Urithi: We adopt a socio-economic model to deliver affordable housing agenda
Since President Uhuru Kenyatta unveiled his Big Four Agenda during his inauguration to serve his second term in office, the different sectors that anchor his legacy have been making all necessary alignments to fit into the presidential vision which can only be achieved through collaboration between public and private sector players.
One of the pillars of President Kenyatta’s legacy is affordable housing, with a target of 500,000 new housing units per year.
Opinions and commentaries have been penned but what has stood out is the many experts who have made a strong case that the projected numbers can only be achieved if stakeholders would embrace the socio-economic model of housing provision.
Legend supports this narrative yet fact is that it is not exclusively dependent on this model but that this will largely drive the realization of this pillar.
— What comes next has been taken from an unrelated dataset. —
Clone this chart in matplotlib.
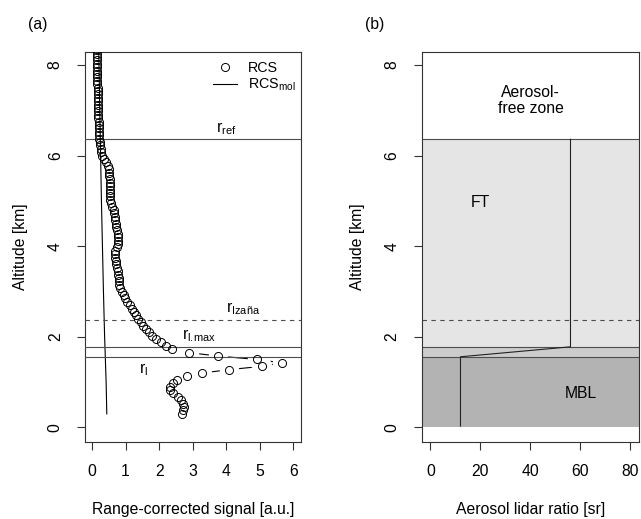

So what is the socio-economic model of housing, how does it work and does any of the current players in property business operate on this model?
The model is entirely dependent on members, whose contributions are key and vital in initiating and executing any project that seeks to provide housing, be it public or private. Upon payment of a pre-determined deposit or down payment, the balance of the cost is spread out and paid over a period of between 12 and 48 months.
Samwel Maina, the Chairman of Urithi Housing Society, the only player that operates on this model, says monthly subscriptions vary from one member to the other depending on their economic ability.
“For the project timelines to be achieved, also entirely depends on the speed of members to make their contributions. However, slow remittance by some members has contributed to delays being experienced as most times the society has to move with the speed of the slowest member in payment,” he says.
“Speed is determined by how fast you get money from members. But due to the uncertainty and unpredictable nature of contributions and cash flows we adjust accordingly.”
The pricing does not change over time “simply because the model mitigates on cost of labor, land and materials. Hence making it affordable without changing the initial price.”
Being an off plan project, there are critical steps, approvals and mandatory procedures that must be undertaken. Market sounding is the first of the many steps and acts a notice of the intention to undertake the project.
Then follows mobilization which entails recruiting members and other stakeholders, which process is followed by pursuit of statutory and other approvals by various government bodies, both national and county level.
Once the necessary approvals have been granted, the groundbreaking marks the beginning of construction work, whose completion is entirely dependent on members’ fidelity to make subscriptions.
“There are incidents where a member pays their subscriptions in full and expect that they would get their units but the principle here is that we pool together to own together.
“The explanation is very simple. While you may have paid yours in full, the model works in such a way that those who pay upfront help kick-start the project and sustain it by making the first commitment which is key to property ownership and the subsequent subscriptions take us through to the tail end,” adds Mr. Maina.
Urithi has over the past six years, completed and handed over thousands of housing units in Springviews in Thika, Plainsview in Juja, Gem1 in Witeithie and Lanet Homes (Nakuru and Juja).
They intend to complete and hand over all housing projects currently under construction in the next 12 months. They include Utange – Mombasa, Gem2 and Rongai Homes which are set for completion in the next quarter for handing over to the members, while investors in the Osteen Terrace Gardens will be delivered by the last quarter of 2019.
“The OTG project is the first-of-its-kind to enable us achieve affordable housing for our members and we are using the socio-economic model. This particular project [OTG] is very timely and it will hugely compliment the government’s efforts in attaining the big 4 agenda – the housing component, by engaging other stakeholders like us,” adds the Urithi boss.
President Uhuru Kenyatta’s Big Four Agenda focuses on expanding the manufacturing sector, Universal Health Care, Food security and Affordable housing.
Under the affordable housing pillar, the government through the National Housing Corporation and collaboration with private sector players, intends to construct 500,000 units annually by using innovative construction methods and low cost building and construction materials.
“The government will achieve its dream fast if they partner with the saccos and cooperatives. Cooperatives and Saccos have structures, a wide geographical reach and most importantly members,” avers Mr. Maina, who believes affordable housing is a major milestone towards achieving the other three pillars of President Kenyatta’s legacy plan.